Por Fabián Galdi
De ninguna manera puede pasar inadvertido, ni darse vuelta la página rápido, cuando se retrotraen las imágenes de la tensión generada ayer en el "Malvinas Argentinas" con el barrabravismo tomando un rol protagónico que lo puso en el foco de la escena, tal como si esto fuese lo más importante en el marco de un espectáculo de índole deportiva.
Las reacciones intempestivas de los actores protagónicos de este caldo de cultivo para conductas antisociales, que se genera en torno al fútbol, pero desde sus propias entrañas, refuerza la vigencia de un modelo que se sostiene intrínsecamente a partir de la violencia como elemento constitutivo que, de latente, pasa a ser manifiesto.
Y así, vale destacar que fue auspiciosa la reacción de personas que, desde su lugar en la tribuna o en la platea, rechazaron la presencia de los barra bravas del Tomba adhiriendo al cántico "que se vayan todos", como modo de ratificar que lo esencial del fútbol no está emparentado intrínsicamente con la violencia, sino con cuestiones movilizadoras más genuinas como la del sentimiento afectivo por una camiseta.
Así, simpatizantes que, quizás, se manifiestan habitualmente calmos, cruzaron un límite propio que las expuso a mostrar lo que realmente sentían y dejaron al descubierto su toma de decisión visibilizándola. Sobre todo, porque reaccionaron al modelo barra bravista que los agresores utilizaron como modus operandi.

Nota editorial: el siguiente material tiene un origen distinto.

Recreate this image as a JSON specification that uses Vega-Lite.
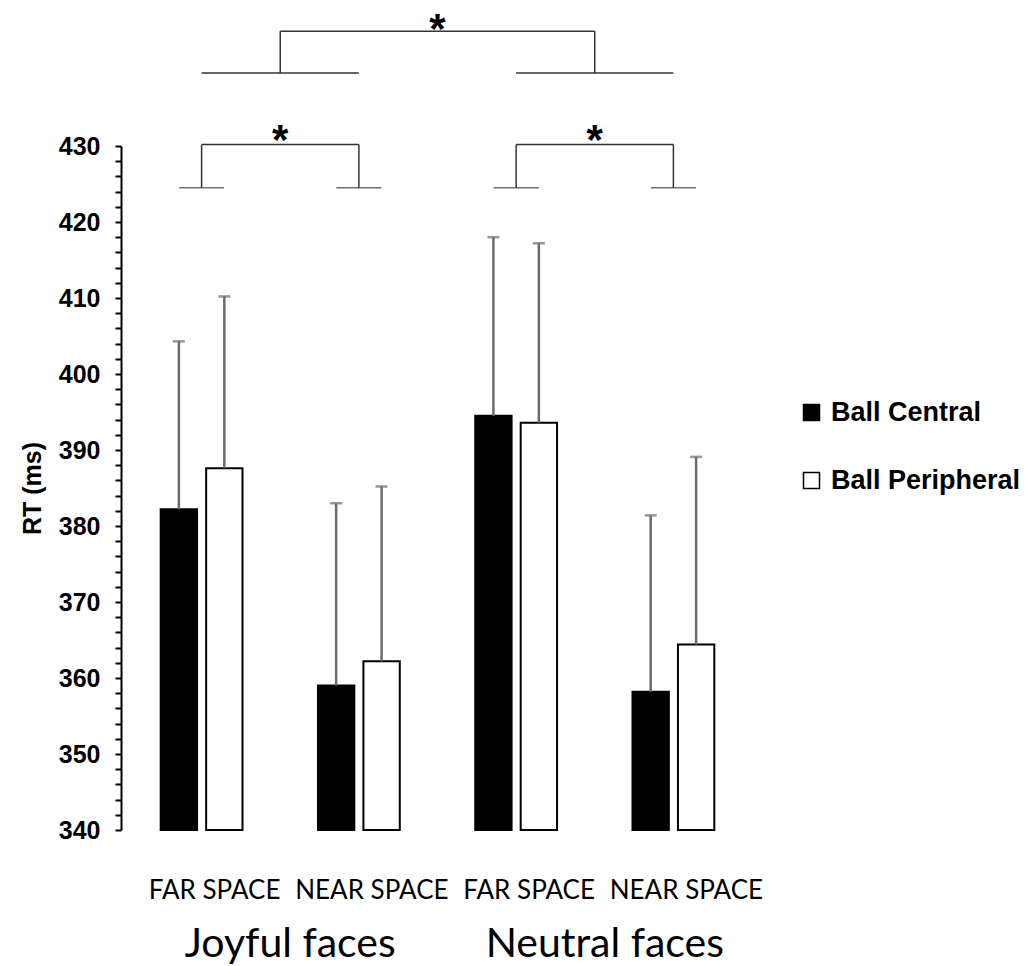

Sigmund Freud, entre 1927 y 1930, detalla en sus artículos “El porvenir de una ilusión”, “El malestar en la Cultura” y “El porqué de la Guerra” que todos los hombres mantienen tendencias autodestructivas y antisociales, que el prójimo asoma más de una vez como una tentación para expresar su agresividad, que el instinto de agresión representa la pulsión de muerte como manifestación exterior y que estos comportamientos mantienen cohesionadas a una comunidad a través de las identificaciones entre sus miembros.
El barrabravismo, entonces, está instalado en modo identitario en nuestra cultura y reaparece de tanto en tanto, tal como si hubiese una ley de eterno retorno que lo reprodujese cíclicamente.
Este fenómeno conductual nada tiene que ver con hinchas que profesan la identificación con su equipo favorito y se manifiestan en sus cánticos o a través de las leyendas en sus banderas.
Así, retomando a Freud, quien señala que “en la masa se disuelve la identidad”, nunca está de más recordar que el barra brava se siente apañado y protegido por poderes ocultos que lo blindarán ante eventuales fallos condenatorios de la Justicia.
El fútbol oscila entre estas pendulaciones.
Sepamos ponerle límite y sabiendo que este nace desde nuestro interior.
El culto a las expresiones barrabravescas no hace más que fortalecer y retroalimentar este flagelo de manera sistemática.
Saber en qué lugar pararse y sostenerse es la consigna.